───── THE RECORDS

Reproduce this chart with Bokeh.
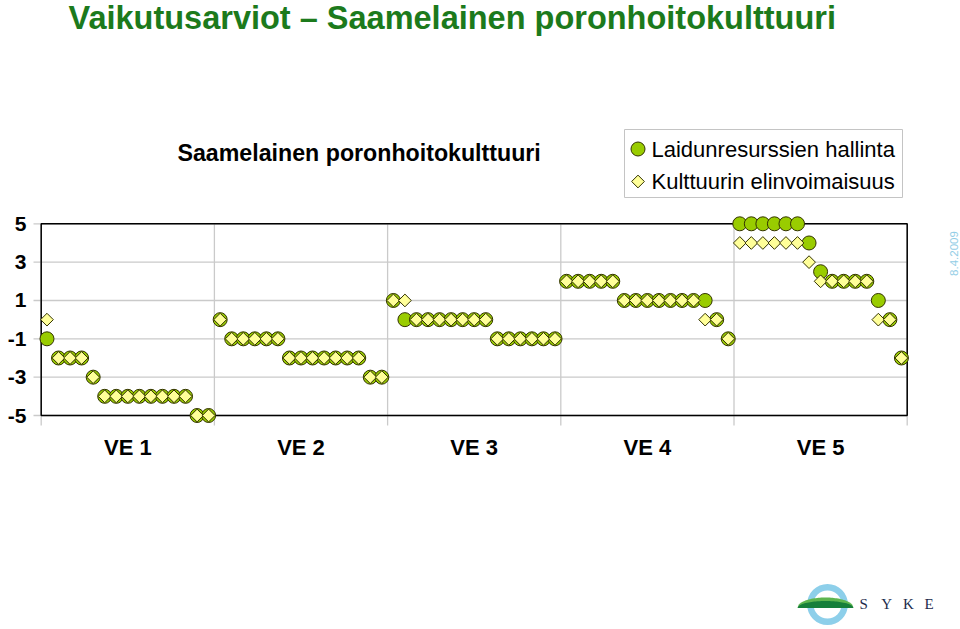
import math
from bokeh.plotting import figure
from bokeh.models import Range1d, FixedTicker
from bokeh.core.properties import value
from bokeh.embed import file_html
from bokeh.resources import INLINE

# ---------------- data ----------------
main_title = "Vaikutusarviot – Saamelainen poronhoitokulttuuri"
chart_title = "Saamelainen poronhoitokulttuuri"
ve_labels = ["VE 1", "VE 2", "VE 3", "VE 4", "VE 5"]
points_per_ve = 15
y_ticks = [5, 3, 1, -1, -3, -5]
y_tick_labels = ["5", "3", "1", "-1", "-3", "-5"]
series_names = ["Laidunresurssien hallinta", "Kulttuurin elinvoimaisuus"]
date_text = "8.4.2009"
logo_letters = ["S", "Y", "K", "E"]

laidun = [
    -1, -2, -2, -2, -3, -4, -4, -4, -4, -4, -4, -4, -4, -5, -5,
    0, -1, -1, -1, -1, -1, -2, -2, -2, -2, -2, -2, -2, -3, -3,
    1, 0, 0, 0, 0, 0, 0, 0, 0, -1, -1, -1, -1, -1, -1,
    2, 2, 2, 2, 2, 1, 1, 1, 1, 1, 1, 1, 1, 0, -1,
    5, 5, 5, 5, 5, 5, 4, 2.5, 2, 2, 2, 2, 1, 0, -2,
]
kulttuuri = [
    0, -2, -2, -2, -3, -4, -4, -4, -4, -4, -4, -4, -4, -5, -5,
    0, -1, -1, -1, -1, -1, -2, -2, -2, -2, -2, -2, -2, -3, -3,
    1, 1, 0, 0, 0, 0, 0, 0, 0, -1, -1, -1, -1, -1, -1,
    2, 2, 2, 2, 2, 1, 1, 1, 1, 1, 1, 1, 0, 0, -1,
    4, 4, 4, 4, 4, 4, 3, 2, 2, 2, 2, 2, 0, 0, -2,
]

# ---------------- layout (pixels) ----------------
W, H = 960, 629
FL = 30                      # frame left edge
PX_L, PX_R = 40.7, 906.7     # plot box left / right
PY_T, PY_B = 223.3, 415.0    # plot box top / bottom
n = len(laidun)
ymax, ymin = max(y_ticks), min(y_ticks)
ux = (PX_R - PX_L) / n
vy = (PY_B - PY_T) / (ymax - ymin)
x0 = -(PX_L - FL) / ux
x1 = x0 + (W - FL) / ux
y1 = ymax + PY_T / vy
y0 = ymax - (H - PY_T) / vy


def X(px):
    return x0 + (px - FL) / ux


def Y(py):
    return ymax - (py - PY_T) / vy


FONT = value("Liberation Sans")
GREEN = "#99CC00"
YELLOW = "#FFFF99"
EDGE = "#333300"

p = figure(width=W, height=H, x_range=Range1d(x0, x1), y_range=Range1d(y0, y1),
           output_backend="svg", toolbar_location=None, title=None,
           x_axis_location=None, y_axis_location="left",
           min_border_left=FL, min_border_right=0, min_border_top=0, min_border_bottom=0)
p.outline_line_color = None
p.background_fill_color = "white"
p.border_fill_color = "white"
p.xgrid.visible = False
p.ygrid.visible = False

ax = p.yaxis[0]
ax.ticker = FixedTicker(ticks=y_ticks)
ax.major_label_overrides = {t: lab for t, lab in zip(y_ticks, y_tick_labels)}
ax.major_label_text_font = "Liberation Sans"
ax.major_label_text_font_size = "21px"
ax.major_label_text_font_style = "bold"
ax.major_label_text_color = "black"
ax.axis_line_color = None
ax.major_tick_line_color = None
ax.minor_tick_line_color = None
ax.major_tick_out = 0
ax.major_tick_in = 0
ax.major_label_standoff = 4

# grid lines (gray) incl. short tick extensions
bounds = [k * points_per_ve for k in range(len(ve_labels) + 1)]
p.segment(x0=[X(33)] * len(y_ticks), x1=[n] * len(y_ticks), y0=y_ticks, y1=y_ticks,
          line_color="#CACACA", line_width=1.3)
p.segment(x0=bounds, x1=bounds, y0=[Y(425)] * len(bounds), y1=[ymax] * len(bounds),
          line_color="#CACACA", line_width=1.3)
# plot box
p.quad(left=[0], right=[n], bottom=[ymin], top=[ymax], fill_color=None,
       line_color="black", line_width=1.5)

# data markers
xs = [i + 0.5 for i in range(n)]
p.scatter(xs, laidun, marker="circle", size=14, fill_color=GREEN, line_color=EDGE, line_width=1)
p.scatter(xs, kulttuuri, marker="square", angle=math.pi / 4, size=9,
          fill_color=YELLOW, line_color=EDGE, line_width=1)

# category labels
centers = [points_per_ve * (k + 0.5) for k in range(len(ve_labels))]
p.text(x=centers, y=[Y(446.5)] * len(centers), text=ve_labels, text_font=FONT,
       text_font_style="bold", text_font_size="22px", text_color="black",
       text_align="center", text_baseline="middle")

# titles
p.text(x=[X(68)], y=[Y(17.5)], text=[main_title], text_font=FONT, text_font_style="bold",
       text_font_size="32.5px", text_color="#1C7A1C", text_align="left", text_baseline="middle")
p.text(x=[X(177)], y=[Y(152.5)], text=[chart_title], text_font=FONT, text_font_style="bold",
       text_font_size="23.2px", text_color="black", text_align="left", text_baseline="middle")

# legend
p.quad(left=[X(624)], right=[X(902)], top=[Y(129)], bottom=[Y(197)], fill_color="white",
       line_color="#C4C4C4", line_width=1)
p.scatter([X(637.5)], [Y(148.5)], marker="circle", size=14, fill_color=GREEN, line_color=EDGE)
p.scatter([X(637.5)], [Y(181)], marker="square", angle=math.pi / 4, size=9,
          fill_color=YELLOW, line_color=EDGE)
p.text(x=[X(651), X(651)], y=[Y(148.5), Y(181)], text=series_names, text_font=FONT,
       text_font_size="22px", text_color="black", text_align="left", text_baseline="middle")

# date
p.text(x=[X(953)], y=[Y(253)], text=[date_text], angle=math.pi / 2, text_font=FONT,
       text_font_size="11.5px", text_color="#92CDE6", text_align="center", text_baseline="middle")

# SYKE logo
p.annulus(x=[X(827)], y=[Y(604)], inner_radius=14, outer_radius=20.5,
          inner_radius_units="screen", outer_radius_units="screen",
          fill_color="#8DCFEA", line_color=None)
ts = [k / 40 for k in range(41)]
dome_x = [X(797 + 56 * t) for t in ts]
dome_y = [Y(607 - 10 * math.sqrt(max(0.0, 1 - (2 * t - 1) ** 2))) for t in ts]
p.patch(dome_x, dome_y, fill_color="#5DB54F", line_color=None)
dome_y2 = [Y(607.5 - 7 * math.sqrt(max(0.0, 1 - (2 * t - 1) ** 2))) for t in ts]
p.patch(dome_x, dome_y2, fill_color="#167F3A", line_color=None)
p.text(x=[X(859 + 21.7 * k) for k in range(len(logo_letters))], y=[Y(603.5)] * len(logo_letters),
       text=logo_letters, text_font=value("Liberation Serif"),
       text_font_size="15px", text_color="#1C2B4C", text_align="left", text_baseline="middle")

open("out.html", "w").write(file_html(p, INLINE))
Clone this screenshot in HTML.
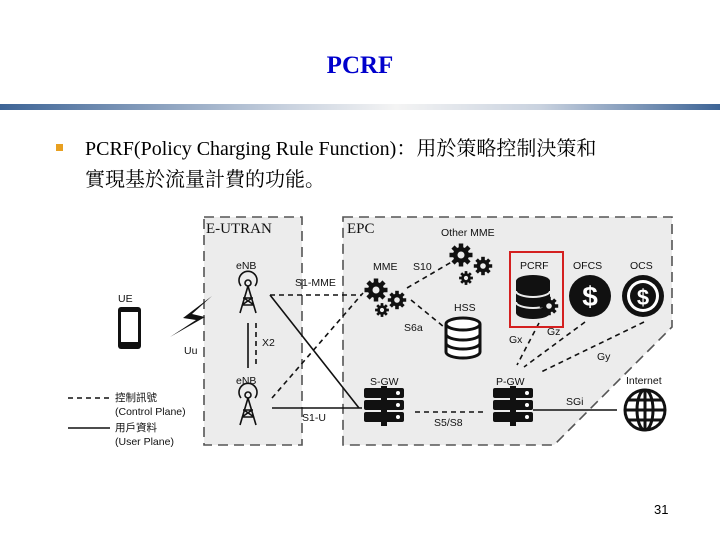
<!DOCTYPE html>
<html><head><meta charset="utf-8"><style>
body{margin:0;width:720px;height:540px;background:#fff;overflow:hidden;position:relative;font-family:"Liberation Serif","Noto Serif CJK SC",serif}
.t{position:absolute;}
</style></head><body>
<div class="t" style="left:0;width:720px;top:52px;text-align:center;font-size:25px;font-weight:bold;color:#0000cc">PCRF</div>
<div class="t" style="left:0;top:104px;width:720px;height:6px;background:linear-gradient(90deg,#3d6496 0%,#c9d2df 40%,#f4f4f4 55%,#c9d2df 75%,#3d6496 100%)"></div>
<div class="t" style="left:56px;top:144px;width:7px;height:7px;background:#e8a020"></div>
<div class="t" style="left:85px;top:134px;font-size:20px;line-height:31px;color:#000;font-family:'Liberation Serif','Noto Serif CJK SC',serif">PCRF(Policy Charging Rule Function)：用於策略控制決策和<br>實現基於流量計費的功能。</div>
<div class="t" style="left:654px;top:502px;font-size:13px;font-family:'Liberation Sans',sans-serif">31</div>
<svg class="t" style="left:0;top:0" width="720" height="540" viewBox="0 0 720 540" font-family="Liberation Sans, Noto Sans CJK TC, sans-serif" font-size="10.5">
<defs>
<g id="gr"><circle cx="0" cy="0" r="8"/><g stroke="#111" stroke-width="4.5"><line x1="-11.5" y1="0" x2="11.5" y2="0"/><line x1="0" y1="-11.5" x2="0" y2="11.5"/><line x1="-8" y1="-8" x2="8" y2="8"/><line x1="-8" y1="8" x2="8" y2="-8"/></g><circle r="3.5" fill="#ececec"/></g>
</defs>
<g fill="#ececec" stroke="#555" stroke-width="1.6" stroke-dasharray="10,6">
<rect x="204" y="217" width="98" height="228"/>
<path d="M343 217 H672 V327 L554 445 H343 Z"/>
</g>
<g font-family="Liberation Serif, serif" font-size="15" fill="#111">
<text x="206" y="233">E-UTRAN</text><text x="347" y="233">EPC</text></g>
<g stroke="#111" stroke-width="1.6" fill="none">
<line x1="270" y1="295" x2="359" y2="408"/>
<line x1="272" y1="408" x2="362" y2="408"/>
<line x1="248" y1="323" x2="248" y2="368"/>
<line x1="533" y1="410" x2="617" y2="410"/>
<line x1="68" y1="428" x2="110" y2="428"/>
</g>
<g stroke="#111" stroke-width="1.6" fill="none" stroke-dasharray="5,4">
<line x1="256" y1="323" x2="256" y2="368"/>
<line x1="270" y1="295" x2="361" y2="295"/>
<line x1="272" y1="398" x2="363" y2="293"/>
<line x1="407" y1="288" x2="455" y2="260"/>
<line x1="411" y1="300" x2="444" y2="327"/>
<line x1="539" y1="323" x2="517" y2="365"/>
<line x1="585" y1="322" x2="524" y2="367"/>
<line x1="644" y1="322" x2="539" y2="373"/>
<line x1="415" y1="412" x2="487" y2="412"/>
<line x1="68" y1="398" x2="110" y2="398"/>
</g>
<g fill="#111">
<text x="118" y="302">UE</text><text x="184" y="354">Uu</text>
<text x="236" y="269">eNB</text><text x="236" y="384">eNB</text>
<text x="262" y="346">X2</text><text x="295" y="286">S1-MME</text>
<text x="302" y="421">S1-U</text><text x="373" y="270">MME</text>
<text x="413" y="270">S10</text><text x="441" y="236">Other MME</text>
<text x="454" y="311">HSS</text><text x="404" y="331">S6a</text>
<text x="520" y="269">PCRF</text><text x="573" y="269">OFCS</text><text x="630" y="269">OCS</text>
<text x="509" y="343">Gx</text><text x="547" y="335">Gz</text><text x="597" y="360">Gy</text>
<text x="370" y="385">S-GW</text><text x="496" y="385">P-GW</text><text x="626" y="384">Internet</text>
<text x="434" y="426">S5/S8</text><text x="566" y="405">SGi</text>
<text x="115" y="401">控制訊號</text><text x="115" y="415">(Control Plane)</text>
<text x="115" y="431">用戶資料</text><text x="115" y="445">(User Plane)</text>
</g>
<rect x="118" y="307" width="23" height="42" rx="3" fill="#111"/><rect x="121" y="312" width="17" height="30" fill="#fff"/>
<path d="M212 296 L183 318 L196 320 L170 337 L205 317 L192 314 Z" fill="#111"/>
<g stroke="#111" stroke-width="1.6" fill="none">
<g id="tw"><circle cx="248" cy="283" r="3"/><path d="M241 286 A9 9 0 1 1 255 286"/><path d="M248 286 L240 313 M248 286 L256 313 M243 298 L253 298 M242 305 L254 305 M244 298 L254 305 M252 298 L242 305"/></g>
<use href="#tw" transform="translate(0,112)"/>
</g>
<g fill="#111">
<use href="#gr" transform="translate(376,290)"/><use href="#gr" transform="translate(397,300) scale(.8)"/><use href="#gr" transform="translate(382,310) scale(.6)"/>
<use href="#gr" transform="translate(461,255)"/><use href="#gr" transform="translate(483,266) scale(.8)"/><use href="#gr" transform="translate(466,278) scale(.6)"/>
</g>
<g fill="#fff" stroke="#111" stroke-width="3">
<path d="M446 324 V352 A17 6 0 0 0 480 352 V324"/><ellipse cx="463" cy="324" rx="17" ry="6"/>
<path d="M446 334 A17 6 0 0 0 480 334 M446 343 A17 6 0 0 0 480 343" fill="none"/>
</g>
<rect x="510" y="252" width="53" height="75" fill="none" stroke="#d42020" stroke-width="2"/>
<g fill="#111"><ellipse cx="533" cy="281" rx="17" ry="6"/><rect x="516" y="281" width="34" height="32"/><ellipse cx="533" cy="313" rx="17" ry="6"/></g>
<g stroke="#ececec" stroke-width="2" fill="none"><path d="M516 291 A17 6 0 0 0 550 291 M516 302 A17 6 0 0 0 550 302"/></g>
<g fill="#111"><use href="#gr" transform="translate(549,306) scale(.8)"/></g>
<circle cx="590" cy="296" r="21" fill="#111"/><text x="590" y="306" font-size="28" font-weight="bold" fill="#fff" text-anchor="middle">$</text>
<circle cx="643" cy="296" r="21" fill="#111"/><circle cx="643" cy="296" r="16" fill="#fff"/><circle cx="643" cy="296" r="13" fill="#111"/><text x="643" y="305" font-size="22" font-weight="bold" fill="#fff" text-anchor="middle">$</text>
<g id="sv" fill="#111"><rect x="364" y="388" width="40" height="10" rx="2"/><rect x="364" y="400" width="40" height="10" rx="2"/><rect x="364" y="412" width="40" height="10" rx="2"/><rect x="381" y="386" width="6" height="40"/>
<circle cx="398" cy="393" r="2" fill="#fff"/><circle cx="398" cy="405" r="2" fill="#fff"/><circle cx="398" cy="417" r="2" fill="#fff"/></g>
<use href="#sv" transform="translate(129,0)"/>
<g stroke="#111" stroke-width="3" fill="none"><circle cx="645" cy="410" r="20"/><ellipse cx="645" cy="410" rx="8" ry="20"/><line x1="645" y1="390" x2="645" y2="430"/><line x1="625" y1="410" x2="665" y2="410"/><line x1="628" y1="400" x2="662" y2="400"/><line x1="628" y1="420" x2="662" y2="420"/></g>
</svg>
</body></html>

──────────

WHAT IS BEING ASKED:
Copy every line in the records above that contains the word "this".

WRITTEN RESPONSE:
Reproduce this chart with Bokeh.
Clone this screenshot in HTML.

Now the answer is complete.